Brilliant choreography for taranto, and the barely audible compás of bulerías in the background behind Lavi’s granaína is just right.  The lighting design is admirable throughout, kudos for Olga García (A.A.I.) who is attributed as the person responsible.  The black that everyone longs to use, is employed here, not as darkness, but as just another color.

The final number was the now-famous caracoles of Liñán in a bata de cola and with shawl, the first man to dance with a bata in a credible way, because it’s impossible to imagine this dance without it, nor would there be the same effect if this were a woman dancer.  Everything is possible in the world of Manuel Liñán who gives us traditional flamenco seen through new eyes.

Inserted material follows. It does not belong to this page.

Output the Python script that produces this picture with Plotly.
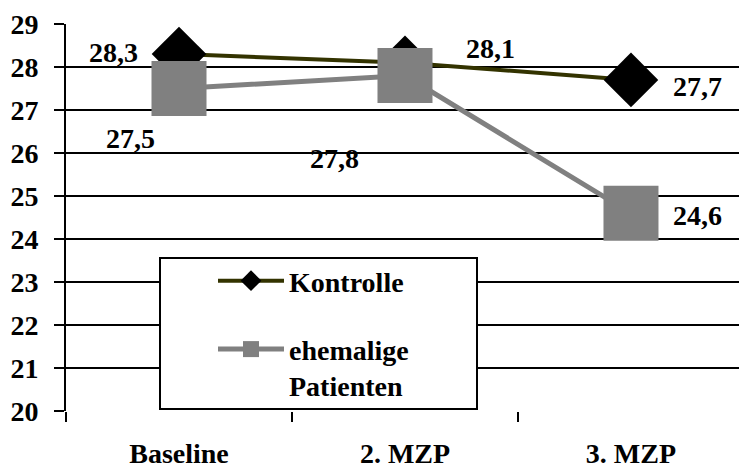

Sala la Compañía, 12 midnight

The new generation seems to be recuperating male flamenco dance after many years of female domination.  Now it’s young David Coria who last night gave an interesting recital at the Sala la Compañía.

This young dancer has magnificent preparation…like so many others nowadays when the level is very high.  But he is especially imaginative and creative, although it didn’t hurt to have the collaboration of Rafael Estévez and Valeriano Paños who are attributed with the “original idea”, “repertoire” and other assorted behind-the-scenes tasks.

The work “Espiral” is painlessly conceptual.  Except for a few ill-advised segments, there’s good solid flamenco.  A subtle sub-text of the conflict between traditional and avant-garde is resolved by combining the two.  Noteworthy tangos include those of Piyayo, Triana and even garrotín, which is just another kind of tangos.  We hear a fragmented off-stage voice…”el Pelao”, “el Fati”, “Pagés del Corro”, and David dances farruca to the sound of a hammer and anvil.

David Coria - Festival de Jerez

Energy seeps out in some extended down-time.  A conventional soleá of Ana Morales has a light moment when David arrives and gestures as if forbidding her to do “that” kind of dancing.  A soleá of Carapiera makes the transition to cantiñas, and there is also sevillanas, and why not?  A strange final dance with David barefoot, wearing little bells on his wrists and ankles, is accompanied by some of the more unusual styles of fandangos de Huelva sung by David Sánchez “El Galli” and Matías López “El Mati”.  The interesting Jesús Guerrero provided the guitar accompaniment, and Jorge Pérez the percussion.




Palacio Villavicencio, 7:00pm

The most tranquil moment of Thursday at the Festival de Jerez, was at the Palacio Villavicencio with singer Segundo Falcón accompanied by Manolo Franco on guitar.  A real treat to have such fine artists, people from the “in-between” generation that came after Camarón, but without reaching today’s contemporary style.  Two flamenco gentlemen, elegant in their dress and manners, meticulous singing and guitar, full of dignity.  Segundo Falcón had some lovely words for Paco de Lucía, in addition to mentioning other recent losses in flamenco such as those of Juan El Torta, Félix Grande, María Bala and el Eléctrico.

Segundo Falcón & Manolo Franco

There was also an assortment of cantiñas, stylized malagueñas with abandolao, soleá of Triana, sweet as a caress, mining cante with tangos of Extremadura, caña and policaña with original twists and fandangos to end, with Segundo offering explanations and historical references between cantes.